──────── Source data

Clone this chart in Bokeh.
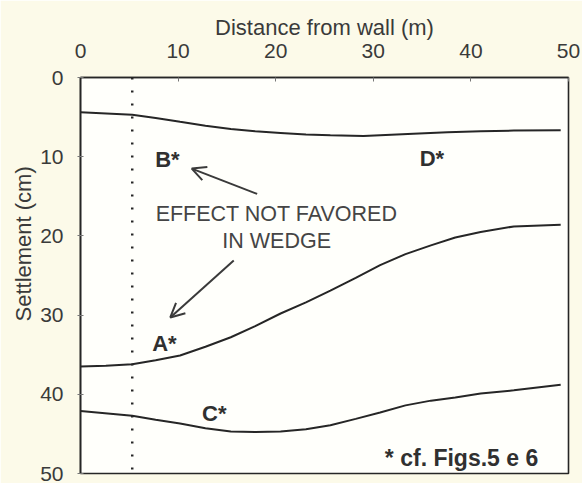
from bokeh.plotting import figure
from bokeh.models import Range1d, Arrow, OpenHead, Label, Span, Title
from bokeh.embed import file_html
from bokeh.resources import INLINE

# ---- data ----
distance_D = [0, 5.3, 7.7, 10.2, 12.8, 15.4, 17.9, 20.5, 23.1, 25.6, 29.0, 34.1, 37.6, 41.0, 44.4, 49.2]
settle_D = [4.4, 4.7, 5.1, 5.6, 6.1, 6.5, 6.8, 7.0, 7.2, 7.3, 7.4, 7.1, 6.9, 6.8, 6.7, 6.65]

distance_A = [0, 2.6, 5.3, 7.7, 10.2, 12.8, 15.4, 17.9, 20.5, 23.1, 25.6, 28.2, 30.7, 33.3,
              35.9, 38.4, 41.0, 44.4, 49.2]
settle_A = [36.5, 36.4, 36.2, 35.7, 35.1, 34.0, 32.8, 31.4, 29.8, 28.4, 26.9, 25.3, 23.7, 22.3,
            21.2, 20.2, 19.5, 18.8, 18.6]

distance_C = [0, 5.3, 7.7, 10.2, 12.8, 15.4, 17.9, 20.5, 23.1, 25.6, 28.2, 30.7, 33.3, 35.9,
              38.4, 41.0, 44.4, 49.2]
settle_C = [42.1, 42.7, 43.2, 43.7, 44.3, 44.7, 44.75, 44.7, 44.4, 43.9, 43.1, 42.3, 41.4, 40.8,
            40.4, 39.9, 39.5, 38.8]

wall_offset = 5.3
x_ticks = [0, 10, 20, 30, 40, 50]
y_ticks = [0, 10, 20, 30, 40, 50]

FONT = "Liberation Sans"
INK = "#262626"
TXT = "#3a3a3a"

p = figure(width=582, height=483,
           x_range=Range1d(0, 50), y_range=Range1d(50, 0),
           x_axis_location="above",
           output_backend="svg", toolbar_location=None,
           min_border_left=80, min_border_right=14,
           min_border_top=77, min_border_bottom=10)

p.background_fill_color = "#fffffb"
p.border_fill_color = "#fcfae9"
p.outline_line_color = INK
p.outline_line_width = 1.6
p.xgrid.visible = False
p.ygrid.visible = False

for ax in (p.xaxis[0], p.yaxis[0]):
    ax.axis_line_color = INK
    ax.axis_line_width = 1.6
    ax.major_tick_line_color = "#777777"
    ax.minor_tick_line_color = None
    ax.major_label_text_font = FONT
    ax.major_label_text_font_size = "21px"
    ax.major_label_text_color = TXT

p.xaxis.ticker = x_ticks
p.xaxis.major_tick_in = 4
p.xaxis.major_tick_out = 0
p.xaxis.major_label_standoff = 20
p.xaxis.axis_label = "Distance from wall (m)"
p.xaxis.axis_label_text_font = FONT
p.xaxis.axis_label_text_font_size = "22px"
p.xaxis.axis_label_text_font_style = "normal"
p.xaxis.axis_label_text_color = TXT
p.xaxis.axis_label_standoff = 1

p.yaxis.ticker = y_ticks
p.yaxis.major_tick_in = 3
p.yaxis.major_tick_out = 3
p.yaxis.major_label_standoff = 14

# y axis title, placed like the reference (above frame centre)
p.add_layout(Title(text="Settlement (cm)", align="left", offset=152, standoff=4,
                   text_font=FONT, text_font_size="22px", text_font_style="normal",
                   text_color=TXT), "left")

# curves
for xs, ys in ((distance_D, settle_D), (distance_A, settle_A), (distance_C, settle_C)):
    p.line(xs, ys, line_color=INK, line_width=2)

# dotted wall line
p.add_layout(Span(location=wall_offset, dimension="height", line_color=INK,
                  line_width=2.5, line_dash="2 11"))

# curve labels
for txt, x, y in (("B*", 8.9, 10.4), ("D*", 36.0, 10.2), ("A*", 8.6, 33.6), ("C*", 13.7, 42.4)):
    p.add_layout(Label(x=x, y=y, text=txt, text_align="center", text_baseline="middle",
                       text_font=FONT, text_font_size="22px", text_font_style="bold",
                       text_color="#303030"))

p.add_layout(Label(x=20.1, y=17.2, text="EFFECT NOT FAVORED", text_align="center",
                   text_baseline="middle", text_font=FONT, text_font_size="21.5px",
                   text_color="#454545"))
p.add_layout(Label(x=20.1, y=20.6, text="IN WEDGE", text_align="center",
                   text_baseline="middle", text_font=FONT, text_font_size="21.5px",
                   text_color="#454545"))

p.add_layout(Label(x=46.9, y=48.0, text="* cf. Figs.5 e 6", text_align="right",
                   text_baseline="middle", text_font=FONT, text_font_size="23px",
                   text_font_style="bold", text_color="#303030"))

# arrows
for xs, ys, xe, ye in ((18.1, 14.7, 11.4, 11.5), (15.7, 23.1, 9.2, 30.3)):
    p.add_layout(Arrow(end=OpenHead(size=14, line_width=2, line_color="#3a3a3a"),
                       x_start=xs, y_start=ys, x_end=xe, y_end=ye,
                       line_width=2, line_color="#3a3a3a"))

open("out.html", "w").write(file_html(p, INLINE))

────────────────
──────── Source data

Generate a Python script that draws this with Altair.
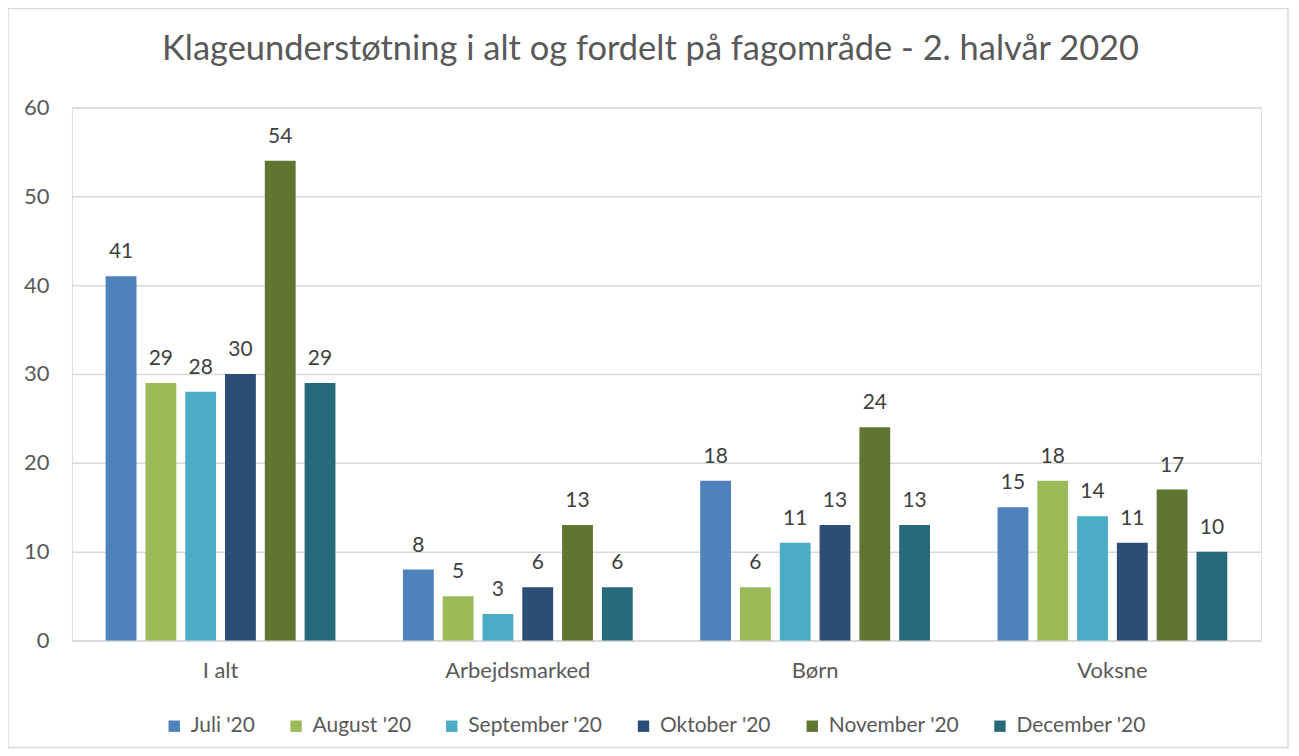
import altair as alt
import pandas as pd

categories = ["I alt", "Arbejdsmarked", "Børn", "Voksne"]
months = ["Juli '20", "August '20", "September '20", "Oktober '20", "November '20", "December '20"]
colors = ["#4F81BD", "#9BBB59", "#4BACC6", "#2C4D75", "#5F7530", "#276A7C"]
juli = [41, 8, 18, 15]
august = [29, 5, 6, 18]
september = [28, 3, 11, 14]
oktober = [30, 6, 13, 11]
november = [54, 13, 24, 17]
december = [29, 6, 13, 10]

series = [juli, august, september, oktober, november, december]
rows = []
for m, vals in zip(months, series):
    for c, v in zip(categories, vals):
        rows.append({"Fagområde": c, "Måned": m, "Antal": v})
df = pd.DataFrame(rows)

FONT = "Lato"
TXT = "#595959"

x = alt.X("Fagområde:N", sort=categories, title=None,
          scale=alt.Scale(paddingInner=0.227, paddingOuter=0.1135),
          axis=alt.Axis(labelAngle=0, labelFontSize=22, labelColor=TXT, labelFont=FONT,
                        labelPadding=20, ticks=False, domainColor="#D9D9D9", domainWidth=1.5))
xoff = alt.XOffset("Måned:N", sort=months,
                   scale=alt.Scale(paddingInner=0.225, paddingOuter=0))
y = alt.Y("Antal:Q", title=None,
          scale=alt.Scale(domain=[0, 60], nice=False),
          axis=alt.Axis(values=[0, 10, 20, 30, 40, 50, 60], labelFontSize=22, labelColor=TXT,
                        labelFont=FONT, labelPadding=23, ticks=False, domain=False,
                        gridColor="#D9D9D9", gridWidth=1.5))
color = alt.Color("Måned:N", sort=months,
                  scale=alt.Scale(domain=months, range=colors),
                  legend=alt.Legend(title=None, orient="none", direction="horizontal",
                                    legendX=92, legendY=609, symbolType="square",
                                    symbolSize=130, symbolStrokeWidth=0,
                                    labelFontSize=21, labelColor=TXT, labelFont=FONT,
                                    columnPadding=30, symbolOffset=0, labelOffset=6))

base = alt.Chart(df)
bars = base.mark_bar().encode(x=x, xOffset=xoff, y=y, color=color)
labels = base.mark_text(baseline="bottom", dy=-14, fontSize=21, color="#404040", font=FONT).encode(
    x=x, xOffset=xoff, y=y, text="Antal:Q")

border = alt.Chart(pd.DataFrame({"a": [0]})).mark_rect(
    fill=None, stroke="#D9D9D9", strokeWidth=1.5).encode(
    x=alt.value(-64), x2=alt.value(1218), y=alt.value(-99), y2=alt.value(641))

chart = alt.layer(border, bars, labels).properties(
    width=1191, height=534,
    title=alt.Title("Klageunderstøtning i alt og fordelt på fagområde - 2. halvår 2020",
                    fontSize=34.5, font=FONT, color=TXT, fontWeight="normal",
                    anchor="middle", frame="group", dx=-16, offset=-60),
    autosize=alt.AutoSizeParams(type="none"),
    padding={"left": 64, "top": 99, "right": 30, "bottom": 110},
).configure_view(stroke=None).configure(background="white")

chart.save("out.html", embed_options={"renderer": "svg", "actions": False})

────────────────

| Task |
Could you quote, word for word, only the lines from the one containing "Clone this chart in Bokeh." through the one containing "from bokeh.resources import INLINE", both included, and leave out any pictures?

| Final answer |
Clone this chart in Bokeh.
from bokeh.plotting import figure
from bokeh.models import Range1d, Arrow, OpenHead, Label, Span, Title
from bokeh.embed import file_html
from bokeh.resources import INLINE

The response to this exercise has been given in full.